List Circuit Breakers¶

GET /admin/circuit-breakers

Returns all registered circuit breakers with their distributed state (read from the shared state store, not a local cache) and configuration.

{
  "circuit_breakers": [
    {
      "provider": "email",
      "state": "closed",
      "failure_threshold": 5,
      "success_threshold": 2,
      "recovery_timeout_seconds": 60,
      "fallback_provider": "webhook"
    },
    {
      "provider": "webhook",
      "state": "open",
      "failure_threshold": 5,
      "success_threshold": 2,
      "recovery_timeout_seconds": 60
    }
  ]
}

Trip (Force Open)¶

POST /admin/circuit-breakers/{provider}/trip

Force-opens the circuit for a provider, immediately rejecting all requests (or rerouting to its fallback). The last_failure_time is set to now, so the normal recovery_timeout applies from this point forward.

curl -X POST http://localhost:8080/admin/circuit-breakers/email/trip \
  -H "Authorization: Bearer <token>"

{
  "provider": "email",
  "state": "open",
  "message": "circuit breaker tripped"
}

Reset (Force Close)¶

POST /admin/circuit-breakers/{provider}/reset

Force-closes the circuit, restoring normal request flow. All failure counters are cleared.

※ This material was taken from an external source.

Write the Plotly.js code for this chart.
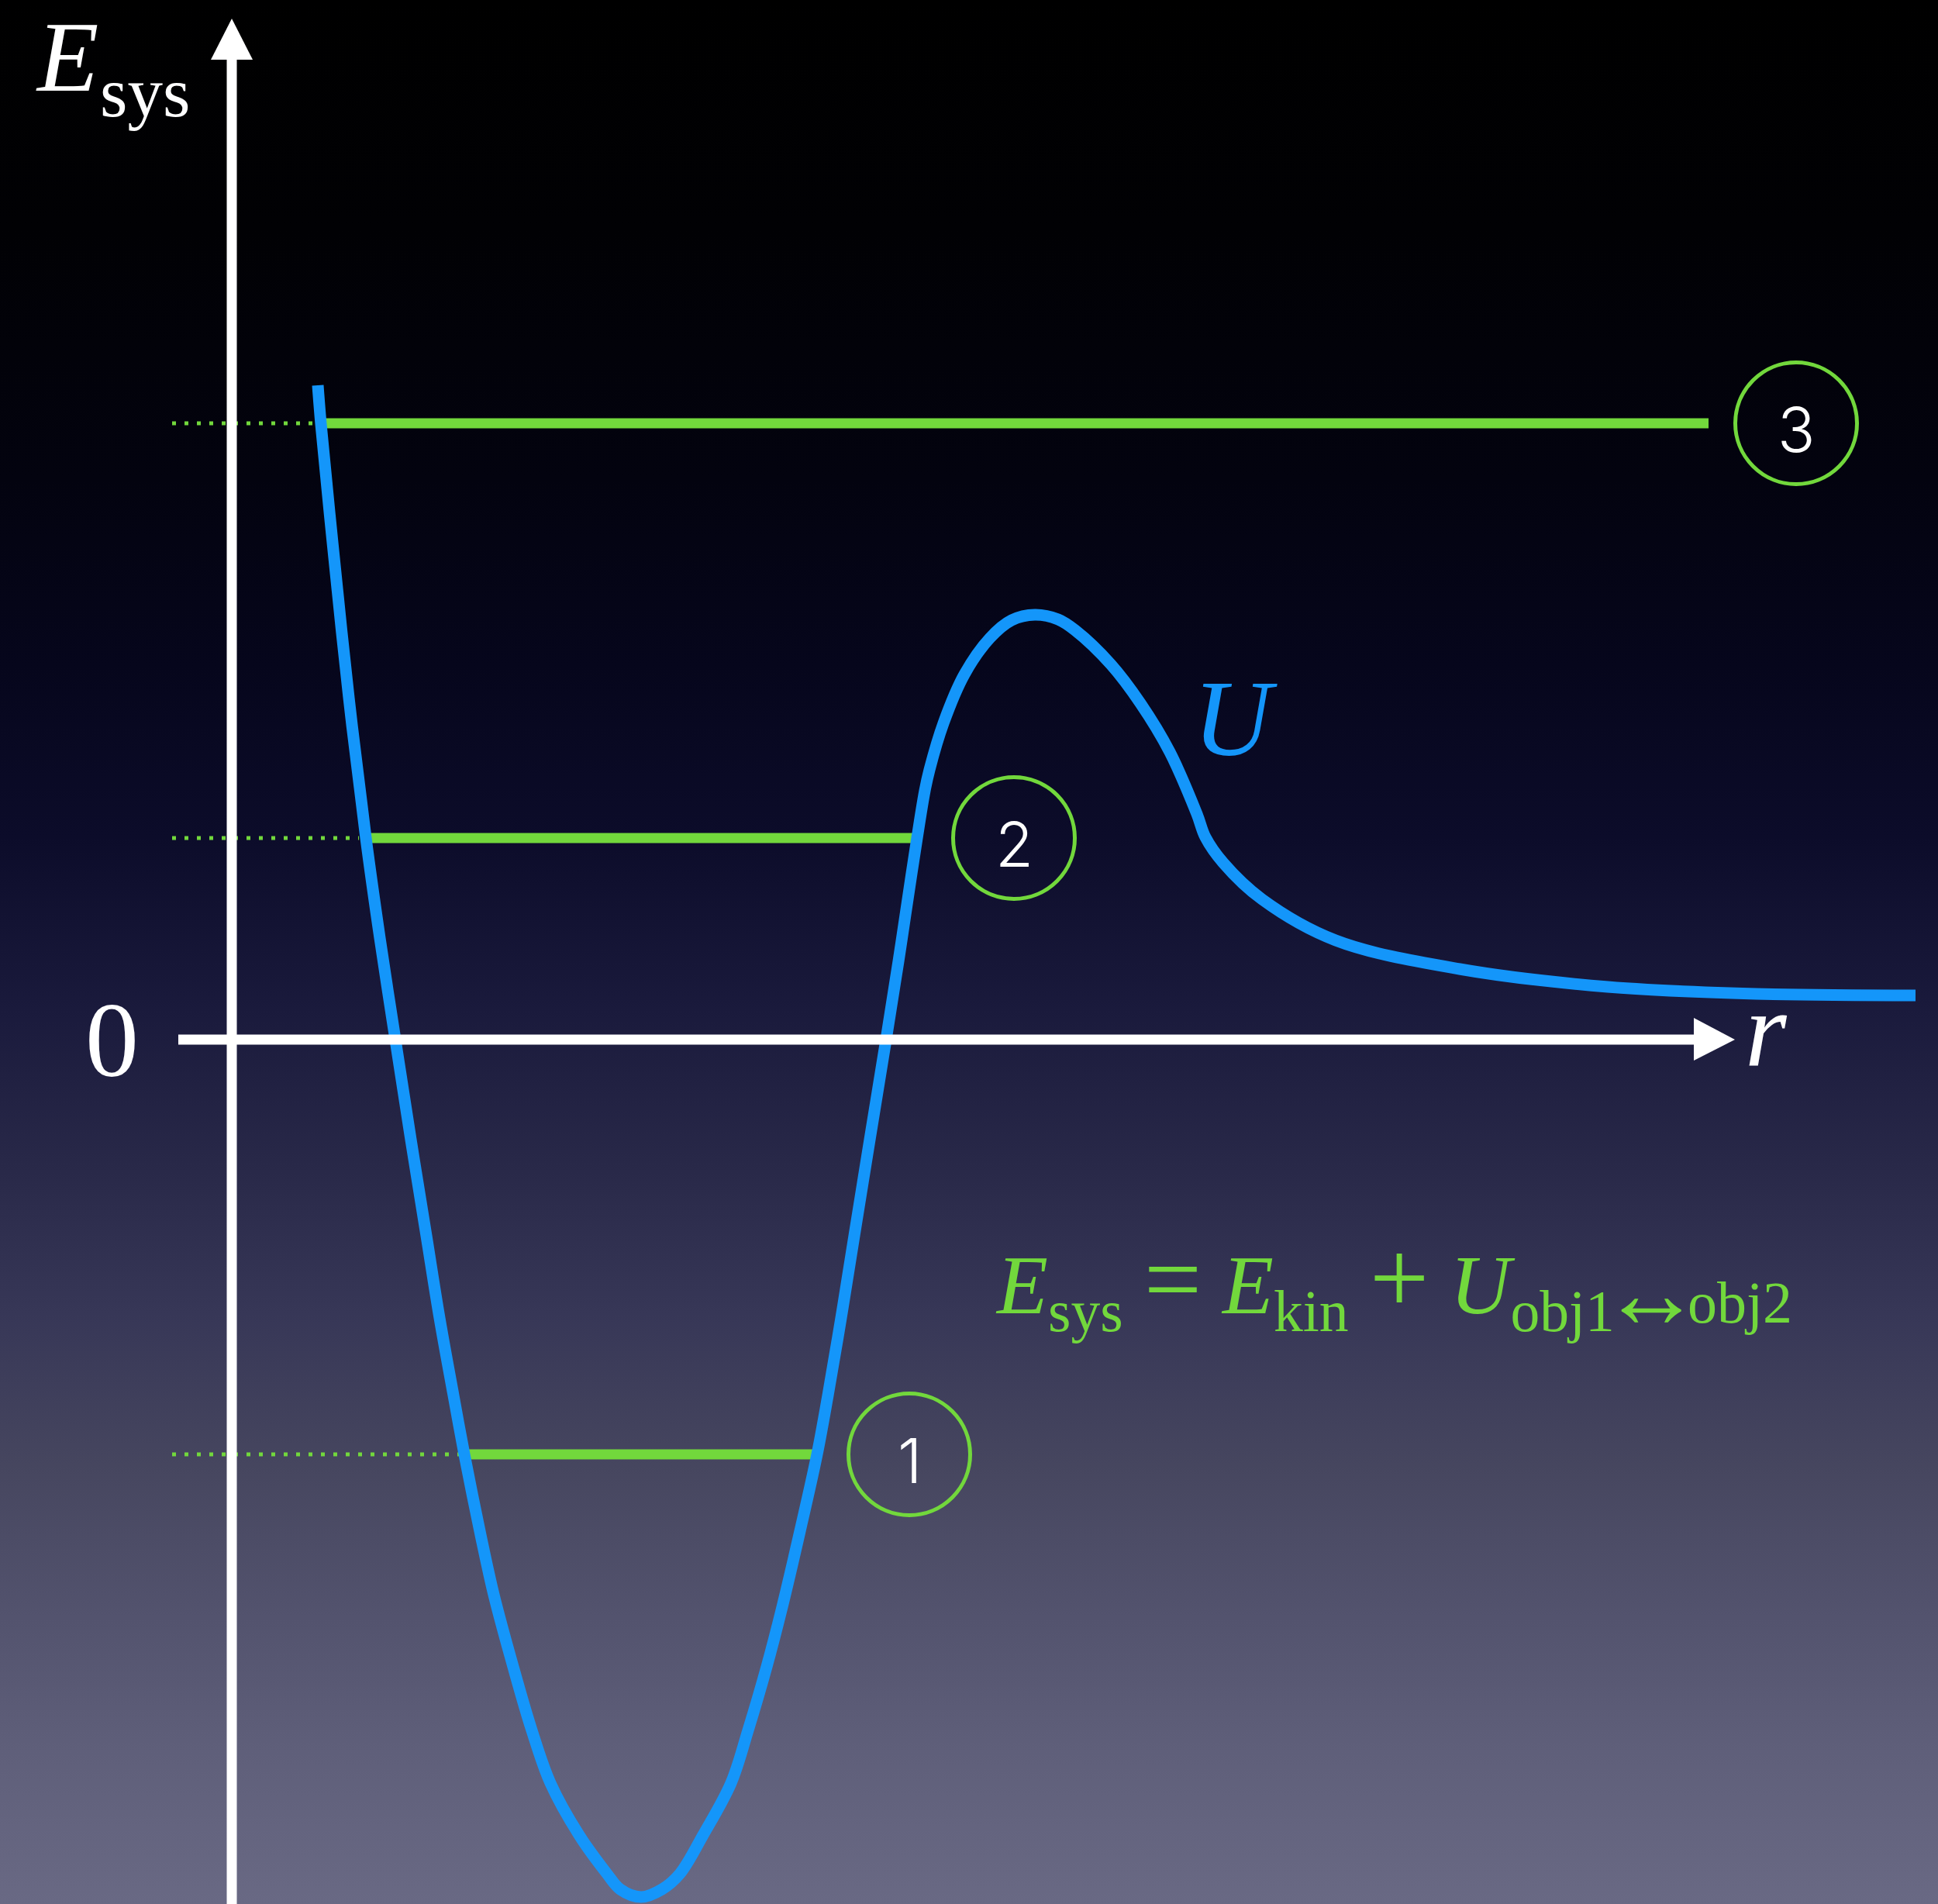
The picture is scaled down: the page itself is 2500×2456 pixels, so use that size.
<!DOCTYPE html>
<html>
<head>
<meta charset="utf-8">
<script src="https://cdn.plot.ly/plotly-3.0.1.min.js"></script>
<style>
  html, body { margin: 0; padding: 0; background: #000; }
  #chart {
    width: 2500px; height: 2456px;
    background: linear-gradient(to bottom,
      #000000 0%, #010104 12%, #03030f 25%, #06061c 35%, #0c0c2a 44%,
      #1a1a3c 53%, #282848 61%, #373757 69%, #46465f 77%, #53536e 85%,
      #5f5f7a 92%, #696984 100%);
  }
</style>
</head>
<body>
<div id="chart"></div>
<script>
// Potential energy curve U(r) (arbitrary units, origin at the axes crossing)
const curveR = [1.11, 1.15, 1.30, 1.51, 1.73, 1.91, 2.11, 2.31, 2.51, 2.68, 2.86, 3.00, 3.21, 3.38,
                3.63, 3.87, 4.11, 4.48, 4.84, 5.01, 5.28,
                5.55, 5.78, 6.08, 6.44, 6.66, 6.90, 7.10, 7.33, 7.55, 7.69, 7.86, 8.03, 8.23, 8.44, 8.60, 8.69,
                8.84, 8.94, 9.00, 9.18, 9.45, 9.78, 10.06, 10.36, 10.66, 10.88, 11.34, 11.72, 12.10, 12.45,
                12.56, 12.79, 13.29, 14.24, 15.84, 17.75, 19.66, 21.72];
const curveU = [8.44, 7.94, 6.41, 4.41, 2.60, 1.31, 0.00, -1.29, -2.53, -3.59, -4.59, -5.35, -6.39, -7.16,
                -8.09, -8.91, -9.59, -10.26, -10.76, -10.96, -11.06,
                -10.96, -10.76, -10.26, -9.59, -8.91, -8.09, -7.32, -6.34, -5.35, -4.59, -3.59, -2.53, -1.29, 0.00, 1.01, 1.61,
                2.60, 3.21, 3.48, 4.08, 4.71, 5.18, 5.41, 5.48, 5.42, 5.28, 4.84, 4.34, 3.71, 2.91,
                2.61, 2.28, 1.81, 1.28, 0.91, 0.68, 0.59, 0.57];

// System energy levels
const levelNames = ['1', '2', '3'];
const levelE     = [-5.35, 2.60, 7.95];
const levelRmin  = [3.02, 1.72, 1.14];
const levelRmax  = [7.51, 8.82, 19.05];
const labelR     = [8.74, 10.09, 20.18];
const dotStartR  = -0.77;

const green = '#72d83c';
const blue = '#1496fa';
const serif = 'Liberation Serif, Times New Roman, serif';

const traces = [];
levelE.forEach((e, i) => {
  traces.push({
    x: [dotStartR, levelRmin[i] - 0.08], y: [e, e], mode: 'lines', hoverinfo: 'skip',
    line: {color: green, width: 5, dash: '5px,11px'}
  });
  traces.push({
    x: [levelRmin[i], levelRmax[i]], y: [e, e], mode: 'lines', hoverinfo: 'skip',
    line: {color: green, width: 13}
  });
});
traces.push({
  x: curveR, y: curveU, mode: 'lines', hoverinfo: 'skip',
  line: {color: blue, width: 15, shape: 'spline', smoothing: 1, simplify: false}
});
traces.push({
  x: labelR, y: levelE, mode: 'markers', hoverinfo: 'skip', cliponaxis: false,
  marker: {symbol: 'circle-open', size: 157, color: green, line: {width: 5, color: green}}
});

const shapes = [
  // vertical axis
  {type: 'line', xref: 'x', yref: 'y', x0: 0, x1: 0, y0: -11.3, y1: 12.66, line: {color: '#ffffff', width: 13}},
  {type: 'path', xref: 'x', yref: 'y', path: 'M 0 13.17 L -0.27 12.64 L 0.27 12.64 Z',
   fillcolor: '#ffffff', line: {width: 0}},
  // horizontal axis
  {type: 'line', xref: 'x', yref: 'y', x0: -0.69, x1: 18.88, y0: 0, y1: 0, line: {color: '#ffffff', width: 13}},
  {type: 'path', xref: 'x', yref: 'y', path: 'M 19.39 0 L 18.86 0.28 L 18.86 -0.27 Z',
   fillcolor: '#ffffff', line: {width: 0}}
];

const annotations = [
  {x: -2.54, y: 13.41, xanchor: 'left', yanchor: 'top', text: 'E', showarrow: false, borderpad: 0,
   font: {family: serif, size: 130, color: '#ffffff', style: 'italic'}},
  {x: -1.71, y: 12.22, xanchor: 'left', yanchor: 'middle', text: 'sys', showarrow: false, borderpad: 0,
   font: {family: serif, size: 91, color: '#ffffff'}},
  {x: -1.55, y: 0.0, xanchor: 'center', yanchor: 'middle', text: '0', showarrow: false, borderpad: 0,
   font: {family: serif, size: 138, color: '#ffffff'}},
  {x: 19.51, y: 0.14, xanchor: 'left', yanchor: 'middle', text: 'r', showarrow: false, borderpad: 0,
   font: {family: serif, size: 138, color: '#ffffff', style: 'italic'}},
  {x: 12.39, y: 4.15, xanchor: 'left', yanchor: 'middle', text: 'U', showarrow: false, borderpad: 0,
   font: {family: serif, size: 140, color: blue, style: 'italic'}},
  {x: 9.84, y: -3.12, xanchor: 'left', yanchor: 'middle', showarrow: false, borderpad: 0,
   text: '<i>E</i><sub>sys</sub> <span style="font-size:132px">=</span> <i>E</i><sub>kin</sub> ' +
         '<span style="font-size:136px">+</span> <i>U</i><sub>obj1</sub>',
   font: {family: serif, size: 108, color: green}},
  {x: 18.31, y: -3.27, xanchor: 'center', yanchor: 'middle', showarrow: false, borderpad: 0,
   width: 84, text: '\u2194', font: {family: serif, size: 130, color: green}},
  {x: 18.77, y: -3.39, xanchor: 'left', yanchor: 'middle', showarrow: false, borderpad: 0,
   text: 'obj2', font: {family: serif, size: 76, color: green}}
];
levelNames.forEach((name, i) => {
  annotations.push({
    x: labelR[i], y: levelE[i], xanchor: 'center', yanchor: 'middle', yshift: -7, text: name,
    showarrow: false, borderpad: 0,
    font: {family: 'Inter, Roboto, Helvetica, sans-serif', size: 80, color: '#ffffff', weight: 300}
  });
});

const layout = {
  width: 2500, height: 2456,
  margin: {l: 0, r: 0, t: 0, b: 0, pad: 0},
  paper_bgcolor: 'rgba(0,0,0,0)', plot_bgcolor: 'rgba(0,0,0,0)',
  showlegend: false,
  xaxis: {range: [-2.99, 22.01], visible: false, fixedrange: true},
  yaxis: {range: [-11.15, 13.41], visible: false, fixedrange: true},
  shapes: shapes,
  annotations: annotations
};

Plotly.newPlot('chart', traces, layout, {displayModeBar: false, staticPlot: true});
</script>
</body>
</html>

curl -X POST http://localhost:8080/admin/circuit-breakers/email/reset \
  -H "Authorization: Bearer <token>"

{
  "provider": "email",
  "state": "closed",
  "message": "circuit breaker reset"
}

Rust API¶

The trip() and reset() methods are also available programmatically:

if let Some(registry) = gateway.circuit_breakers() {
    if let Some(cb) = registry.get("email") {
        cb.trip().await;   // Force open
        cb.reset().await;  // Force close
    }
}

Design Notes¶

Only retryable errors (connection failures, timeouts) count toward the failure threshold. Non-retryable errors like authentication failures or validation errors do not trip the circuit.
recovery_timeout = 0 is allowed and useful for testing — the circuit transitions to HalfOpen immediately.
Circuit breakers are independent per provider. One provider's failures never affect another provider's circuit.
The circuit breaker runs before the executor's retry logic. If the circuit is open, the request is rejected without any retry attempts.